== REQUEST ==
Return every line below in which "diagram" appears.
** START MATERIAL PROVIDED **
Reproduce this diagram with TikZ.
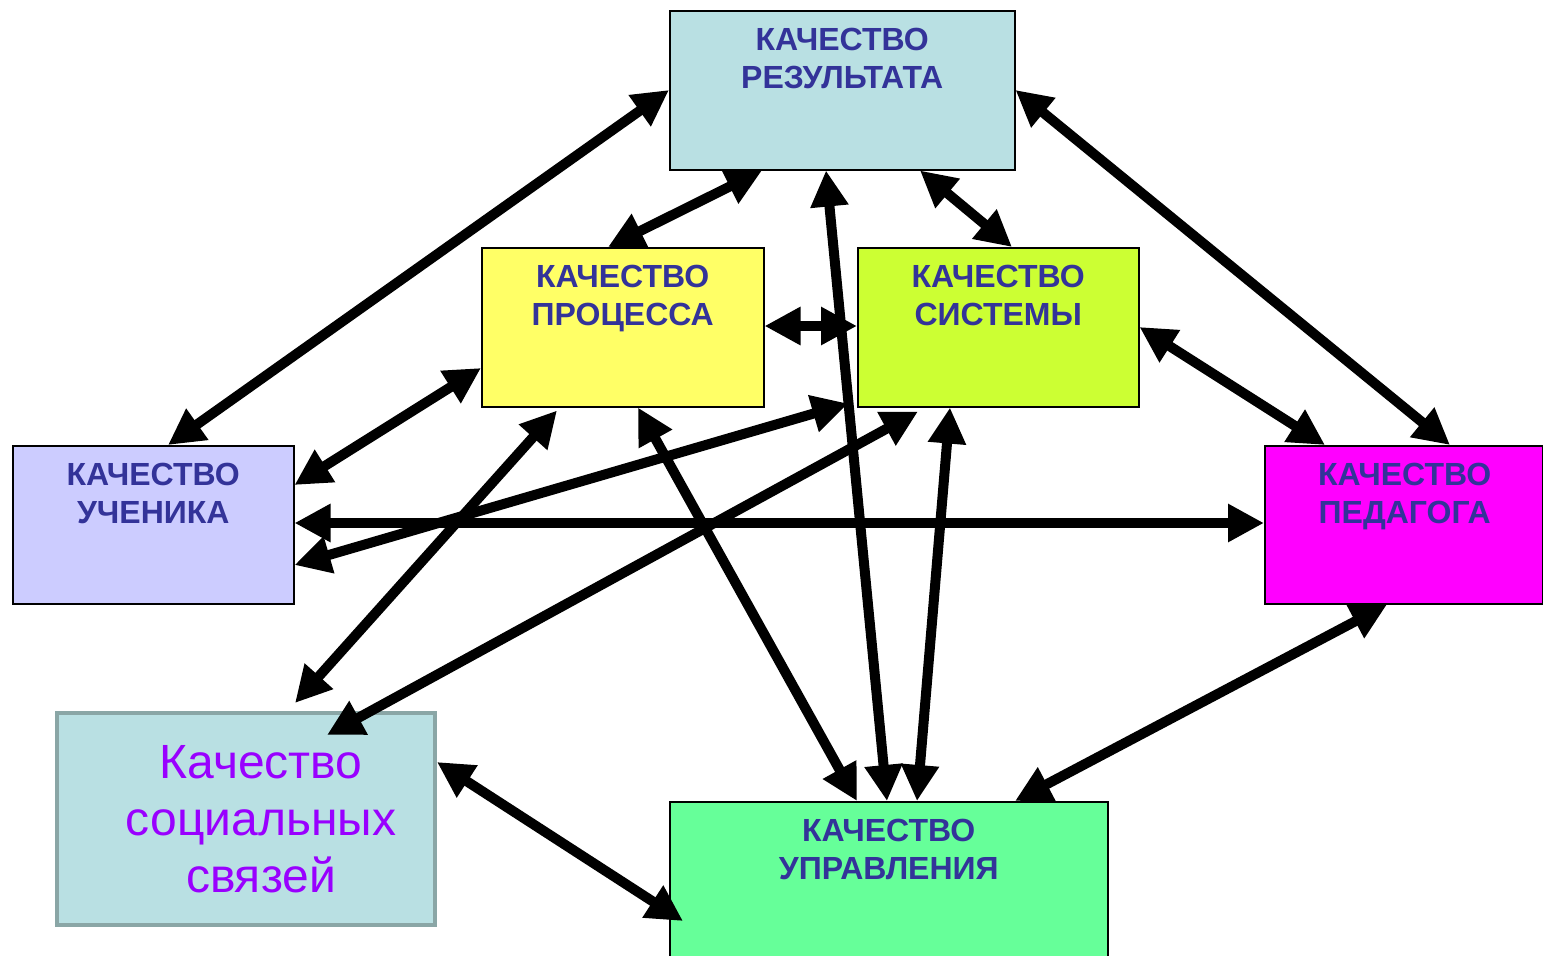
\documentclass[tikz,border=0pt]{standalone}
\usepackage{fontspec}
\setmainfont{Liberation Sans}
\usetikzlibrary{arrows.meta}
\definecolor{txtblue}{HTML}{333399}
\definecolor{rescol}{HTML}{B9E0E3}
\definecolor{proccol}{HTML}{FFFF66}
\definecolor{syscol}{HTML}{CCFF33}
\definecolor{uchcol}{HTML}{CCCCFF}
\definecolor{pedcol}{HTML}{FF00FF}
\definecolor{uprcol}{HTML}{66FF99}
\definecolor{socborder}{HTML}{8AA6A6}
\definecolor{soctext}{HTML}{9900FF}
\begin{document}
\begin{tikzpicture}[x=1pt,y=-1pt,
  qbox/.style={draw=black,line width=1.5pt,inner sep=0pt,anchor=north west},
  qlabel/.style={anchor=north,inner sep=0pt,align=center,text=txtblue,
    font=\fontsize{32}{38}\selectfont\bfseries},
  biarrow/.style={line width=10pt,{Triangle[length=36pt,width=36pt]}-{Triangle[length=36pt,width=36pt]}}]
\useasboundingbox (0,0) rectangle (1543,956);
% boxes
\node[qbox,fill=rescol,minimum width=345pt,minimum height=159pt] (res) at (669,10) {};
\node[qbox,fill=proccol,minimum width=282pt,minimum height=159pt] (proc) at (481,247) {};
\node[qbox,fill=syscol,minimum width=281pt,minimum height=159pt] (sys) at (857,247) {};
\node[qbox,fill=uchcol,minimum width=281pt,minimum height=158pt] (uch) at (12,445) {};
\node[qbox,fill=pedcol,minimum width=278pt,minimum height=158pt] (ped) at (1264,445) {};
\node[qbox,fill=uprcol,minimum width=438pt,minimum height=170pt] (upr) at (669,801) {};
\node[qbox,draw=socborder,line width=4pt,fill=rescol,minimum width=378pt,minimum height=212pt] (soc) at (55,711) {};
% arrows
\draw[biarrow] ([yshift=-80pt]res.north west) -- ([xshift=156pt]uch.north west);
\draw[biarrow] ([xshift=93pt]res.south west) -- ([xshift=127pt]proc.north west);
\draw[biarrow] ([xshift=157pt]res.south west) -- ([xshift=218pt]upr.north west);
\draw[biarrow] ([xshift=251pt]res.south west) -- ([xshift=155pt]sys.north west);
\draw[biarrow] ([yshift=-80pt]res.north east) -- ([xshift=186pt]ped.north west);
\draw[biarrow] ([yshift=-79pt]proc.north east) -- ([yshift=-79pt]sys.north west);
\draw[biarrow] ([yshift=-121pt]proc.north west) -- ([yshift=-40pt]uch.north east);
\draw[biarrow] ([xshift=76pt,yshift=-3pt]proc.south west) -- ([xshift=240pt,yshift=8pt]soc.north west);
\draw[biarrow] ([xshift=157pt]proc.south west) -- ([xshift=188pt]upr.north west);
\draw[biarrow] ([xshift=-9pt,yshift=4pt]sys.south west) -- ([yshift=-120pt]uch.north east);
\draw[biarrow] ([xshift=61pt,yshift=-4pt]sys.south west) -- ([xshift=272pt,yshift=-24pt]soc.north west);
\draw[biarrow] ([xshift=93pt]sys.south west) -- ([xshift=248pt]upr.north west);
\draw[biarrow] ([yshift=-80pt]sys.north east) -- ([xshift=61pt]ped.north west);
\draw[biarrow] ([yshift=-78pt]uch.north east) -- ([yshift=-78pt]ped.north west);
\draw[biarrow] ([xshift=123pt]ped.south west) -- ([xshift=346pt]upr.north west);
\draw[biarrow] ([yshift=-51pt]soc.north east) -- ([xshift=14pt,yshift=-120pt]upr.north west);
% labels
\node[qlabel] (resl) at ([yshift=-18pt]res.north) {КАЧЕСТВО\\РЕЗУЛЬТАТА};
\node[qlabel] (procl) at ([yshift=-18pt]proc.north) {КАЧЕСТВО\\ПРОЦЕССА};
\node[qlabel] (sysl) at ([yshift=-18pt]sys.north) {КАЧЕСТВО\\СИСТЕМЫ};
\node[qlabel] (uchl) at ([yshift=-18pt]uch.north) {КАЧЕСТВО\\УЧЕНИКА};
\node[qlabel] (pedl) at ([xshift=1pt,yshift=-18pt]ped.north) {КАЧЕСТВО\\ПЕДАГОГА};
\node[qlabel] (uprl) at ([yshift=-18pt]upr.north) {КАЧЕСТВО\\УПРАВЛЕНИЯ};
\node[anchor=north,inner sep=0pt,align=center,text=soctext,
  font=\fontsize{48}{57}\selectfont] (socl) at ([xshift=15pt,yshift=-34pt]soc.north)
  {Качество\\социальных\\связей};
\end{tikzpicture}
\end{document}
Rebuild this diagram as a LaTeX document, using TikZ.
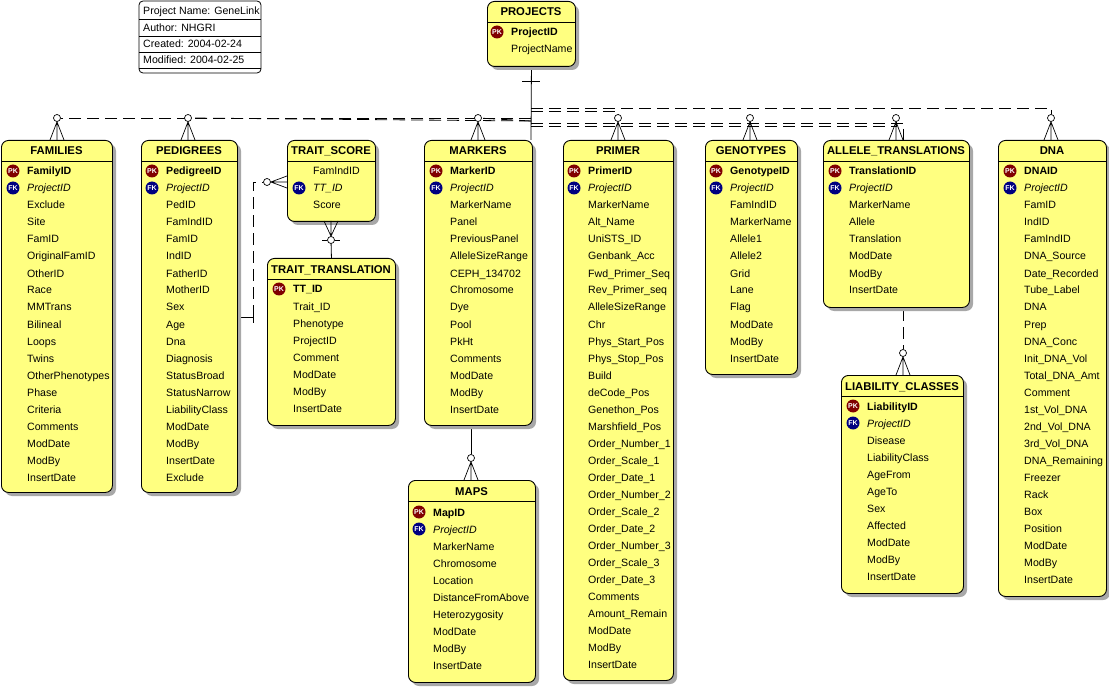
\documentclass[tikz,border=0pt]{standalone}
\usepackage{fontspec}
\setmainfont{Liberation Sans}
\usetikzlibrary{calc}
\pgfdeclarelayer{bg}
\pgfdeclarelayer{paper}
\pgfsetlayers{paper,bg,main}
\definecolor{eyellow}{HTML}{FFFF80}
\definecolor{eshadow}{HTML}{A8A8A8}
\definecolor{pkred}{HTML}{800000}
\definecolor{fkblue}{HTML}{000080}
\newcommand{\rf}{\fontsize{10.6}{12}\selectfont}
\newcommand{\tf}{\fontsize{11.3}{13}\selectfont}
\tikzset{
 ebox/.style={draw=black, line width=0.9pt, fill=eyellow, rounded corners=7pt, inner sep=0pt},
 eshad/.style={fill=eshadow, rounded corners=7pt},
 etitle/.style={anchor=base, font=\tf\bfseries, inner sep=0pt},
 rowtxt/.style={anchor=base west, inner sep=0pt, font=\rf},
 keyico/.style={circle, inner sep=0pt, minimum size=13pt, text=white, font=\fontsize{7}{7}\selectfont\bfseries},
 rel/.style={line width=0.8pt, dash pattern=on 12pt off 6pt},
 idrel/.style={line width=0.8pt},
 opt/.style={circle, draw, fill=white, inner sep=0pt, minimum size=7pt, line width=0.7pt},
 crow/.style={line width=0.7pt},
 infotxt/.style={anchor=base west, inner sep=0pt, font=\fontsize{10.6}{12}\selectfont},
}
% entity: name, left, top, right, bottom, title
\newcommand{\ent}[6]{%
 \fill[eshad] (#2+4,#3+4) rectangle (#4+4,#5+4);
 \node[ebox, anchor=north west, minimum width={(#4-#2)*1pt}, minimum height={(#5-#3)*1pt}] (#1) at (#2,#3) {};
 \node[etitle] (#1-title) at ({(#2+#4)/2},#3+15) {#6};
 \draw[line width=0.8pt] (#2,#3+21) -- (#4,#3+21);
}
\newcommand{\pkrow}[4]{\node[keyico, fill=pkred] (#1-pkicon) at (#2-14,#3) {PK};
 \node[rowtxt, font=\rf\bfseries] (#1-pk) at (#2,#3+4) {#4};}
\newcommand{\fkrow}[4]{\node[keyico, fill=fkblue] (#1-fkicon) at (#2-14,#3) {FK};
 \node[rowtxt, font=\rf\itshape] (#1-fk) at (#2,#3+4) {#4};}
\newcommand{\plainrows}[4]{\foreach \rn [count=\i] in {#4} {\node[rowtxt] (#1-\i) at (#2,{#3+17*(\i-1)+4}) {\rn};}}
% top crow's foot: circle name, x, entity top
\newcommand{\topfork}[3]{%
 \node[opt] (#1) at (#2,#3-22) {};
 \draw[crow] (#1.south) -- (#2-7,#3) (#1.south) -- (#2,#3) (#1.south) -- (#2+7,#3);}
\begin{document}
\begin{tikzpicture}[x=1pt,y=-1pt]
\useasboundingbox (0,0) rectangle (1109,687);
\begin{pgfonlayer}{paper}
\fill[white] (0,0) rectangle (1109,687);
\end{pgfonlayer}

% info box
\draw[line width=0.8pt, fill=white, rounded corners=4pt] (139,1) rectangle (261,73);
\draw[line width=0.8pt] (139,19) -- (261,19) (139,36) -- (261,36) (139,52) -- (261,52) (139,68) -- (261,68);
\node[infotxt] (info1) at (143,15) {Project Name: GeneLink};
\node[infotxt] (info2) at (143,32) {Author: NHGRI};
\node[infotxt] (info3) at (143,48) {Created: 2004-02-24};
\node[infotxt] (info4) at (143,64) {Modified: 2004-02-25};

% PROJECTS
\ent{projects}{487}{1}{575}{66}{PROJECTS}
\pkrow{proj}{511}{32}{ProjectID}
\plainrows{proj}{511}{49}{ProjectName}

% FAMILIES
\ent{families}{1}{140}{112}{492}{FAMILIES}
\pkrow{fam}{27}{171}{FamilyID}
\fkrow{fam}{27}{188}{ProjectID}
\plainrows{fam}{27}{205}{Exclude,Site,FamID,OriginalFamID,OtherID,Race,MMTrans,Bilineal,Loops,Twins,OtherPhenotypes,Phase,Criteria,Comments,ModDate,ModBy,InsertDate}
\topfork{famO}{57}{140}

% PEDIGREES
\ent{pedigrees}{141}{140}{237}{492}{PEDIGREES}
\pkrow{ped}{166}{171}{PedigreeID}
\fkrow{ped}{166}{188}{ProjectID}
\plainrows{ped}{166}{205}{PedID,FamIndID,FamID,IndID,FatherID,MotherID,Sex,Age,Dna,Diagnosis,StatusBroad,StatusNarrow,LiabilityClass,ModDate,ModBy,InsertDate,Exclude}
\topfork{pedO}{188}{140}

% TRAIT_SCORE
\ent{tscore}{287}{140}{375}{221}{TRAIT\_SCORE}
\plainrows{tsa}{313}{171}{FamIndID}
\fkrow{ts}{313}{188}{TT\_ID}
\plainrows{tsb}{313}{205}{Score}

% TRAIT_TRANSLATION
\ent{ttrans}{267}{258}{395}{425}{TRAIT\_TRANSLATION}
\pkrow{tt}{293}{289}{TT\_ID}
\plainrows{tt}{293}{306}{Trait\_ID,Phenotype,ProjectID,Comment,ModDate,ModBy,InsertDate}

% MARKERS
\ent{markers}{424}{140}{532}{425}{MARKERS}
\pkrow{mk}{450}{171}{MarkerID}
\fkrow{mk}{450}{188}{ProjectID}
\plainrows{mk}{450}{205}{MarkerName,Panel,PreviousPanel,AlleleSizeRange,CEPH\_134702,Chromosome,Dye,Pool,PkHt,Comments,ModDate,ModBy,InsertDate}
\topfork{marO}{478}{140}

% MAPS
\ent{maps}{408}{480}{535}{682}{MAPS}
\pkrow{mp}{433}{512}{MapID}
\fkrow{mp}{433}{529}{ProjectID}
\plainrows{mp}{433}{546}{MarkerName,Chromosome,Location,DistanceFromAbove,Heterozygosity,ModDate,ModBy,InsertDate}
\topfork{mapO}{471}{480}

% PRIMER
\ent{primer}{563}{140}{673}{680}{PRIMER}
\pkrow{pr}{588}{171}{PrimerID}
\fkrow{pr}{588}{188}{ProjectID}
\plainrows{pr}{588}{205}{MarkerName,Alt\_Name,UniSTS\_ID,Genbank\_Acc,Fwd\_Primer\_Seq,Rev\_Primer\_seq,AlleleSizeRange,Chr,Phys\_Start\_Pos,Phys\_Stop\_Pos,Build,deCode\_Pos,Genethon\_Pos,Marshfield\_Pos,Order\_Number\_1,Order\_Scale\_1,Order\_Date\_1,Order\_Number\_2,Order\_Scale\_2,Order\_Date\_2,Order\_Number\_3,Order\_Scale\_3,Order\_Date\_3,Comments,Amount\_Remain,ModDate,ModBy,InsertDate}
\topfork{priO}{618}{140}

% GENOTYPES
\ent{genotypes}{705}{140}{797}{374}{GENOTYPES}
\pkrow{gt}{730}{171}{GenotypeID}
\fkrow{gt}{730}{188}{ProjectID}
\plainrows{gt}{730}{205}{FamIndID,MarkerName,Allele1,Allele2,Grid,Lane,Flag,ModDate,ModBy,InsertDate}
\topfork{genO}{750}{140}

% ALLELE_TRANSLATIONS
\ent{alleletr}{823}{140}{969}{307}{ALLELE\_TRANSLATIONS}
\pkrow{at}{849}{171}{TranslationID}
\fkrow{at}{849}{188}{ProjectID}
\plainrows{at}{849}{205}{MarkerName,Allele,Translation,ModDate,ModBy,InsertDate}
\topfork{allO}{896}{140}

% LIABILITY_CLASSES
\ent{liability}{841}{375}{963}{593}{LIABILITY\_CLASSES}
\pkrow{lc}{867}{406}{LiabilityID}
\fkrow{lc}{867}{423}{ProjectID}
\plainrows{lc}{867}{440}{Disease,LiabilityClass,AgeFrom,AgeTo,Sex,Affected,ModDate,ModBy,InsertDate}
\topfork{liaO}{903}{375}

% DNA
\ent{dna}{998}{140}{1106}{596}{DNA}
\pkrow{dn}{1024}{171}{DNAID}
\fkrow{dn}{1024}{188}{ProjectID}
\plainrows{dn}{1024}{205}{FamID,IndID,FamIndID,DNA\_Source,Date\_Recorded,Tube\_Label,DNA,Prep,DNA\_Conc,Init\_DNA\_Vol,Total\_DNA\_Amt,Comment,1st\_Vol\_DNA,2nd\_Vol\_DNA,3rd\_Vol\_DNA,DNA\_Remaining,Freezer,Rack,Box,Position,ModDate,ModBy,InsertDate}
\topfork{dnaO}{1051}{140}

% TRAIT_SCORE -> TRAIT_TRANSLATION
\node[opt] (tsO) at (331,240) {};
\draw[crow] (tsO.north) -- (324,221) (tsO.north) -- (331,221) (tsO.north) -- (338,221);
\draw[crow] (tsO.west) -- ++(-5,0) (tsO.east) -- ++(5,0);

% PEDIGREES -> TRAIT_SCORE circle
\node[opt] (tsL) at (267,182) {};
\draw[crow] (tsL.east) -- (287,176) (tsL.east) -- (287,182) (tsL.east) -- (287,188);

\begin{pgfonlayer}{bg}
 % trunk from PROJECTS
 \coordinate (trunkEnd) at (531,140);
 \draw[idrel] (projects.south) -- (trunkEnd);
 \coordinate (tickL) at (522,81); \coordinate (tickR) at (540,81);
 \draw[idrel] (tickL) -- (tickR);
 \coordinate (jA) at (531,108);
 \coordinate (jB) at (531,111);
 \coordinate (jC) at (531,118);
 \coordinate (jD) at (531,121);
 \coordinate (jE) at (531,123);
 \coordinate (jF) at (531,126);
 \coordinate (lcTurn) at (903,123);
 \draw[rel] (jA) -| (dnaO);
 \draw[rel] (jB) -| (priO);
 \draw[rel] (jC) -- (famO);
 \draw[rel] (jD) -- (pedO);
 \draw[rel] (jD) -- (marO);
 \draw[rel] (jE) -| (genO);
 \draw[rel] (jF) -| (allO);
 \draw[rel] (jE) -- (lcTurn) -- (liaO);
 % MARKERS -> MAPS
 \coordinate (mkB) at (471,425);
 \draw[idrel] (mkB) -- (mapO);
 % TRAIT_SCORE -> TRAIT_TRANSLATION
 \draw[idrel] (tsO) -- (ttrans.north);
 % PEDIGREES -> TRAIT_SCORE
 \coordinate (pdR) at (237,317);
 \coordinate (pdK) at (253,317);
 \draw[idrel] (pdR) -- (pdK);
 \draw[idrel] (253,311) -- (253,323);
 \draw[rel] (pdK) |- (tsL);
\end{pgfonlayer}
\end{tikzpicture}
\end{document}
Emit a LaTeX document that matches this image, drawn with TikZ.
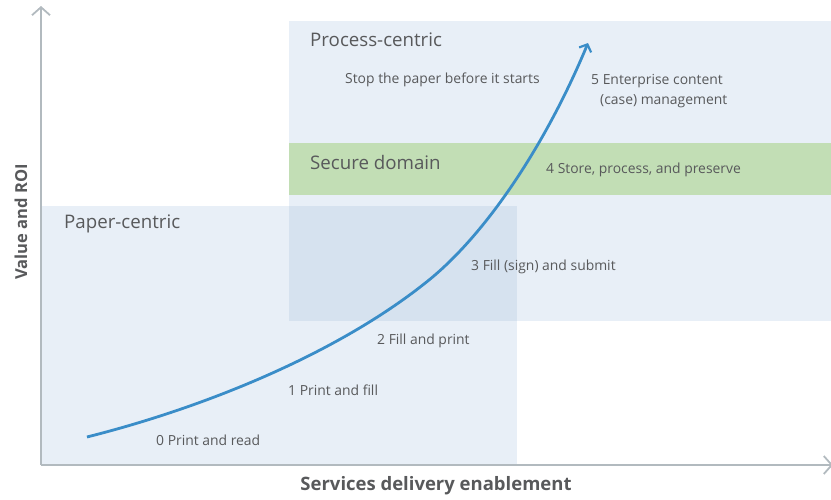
** END MATERIAL PROVIDED **
== TASK OUTPUT ==
Reproduce this diagram with TikZ.
Rebuild this diagram as a LaTeX document, using TikZ.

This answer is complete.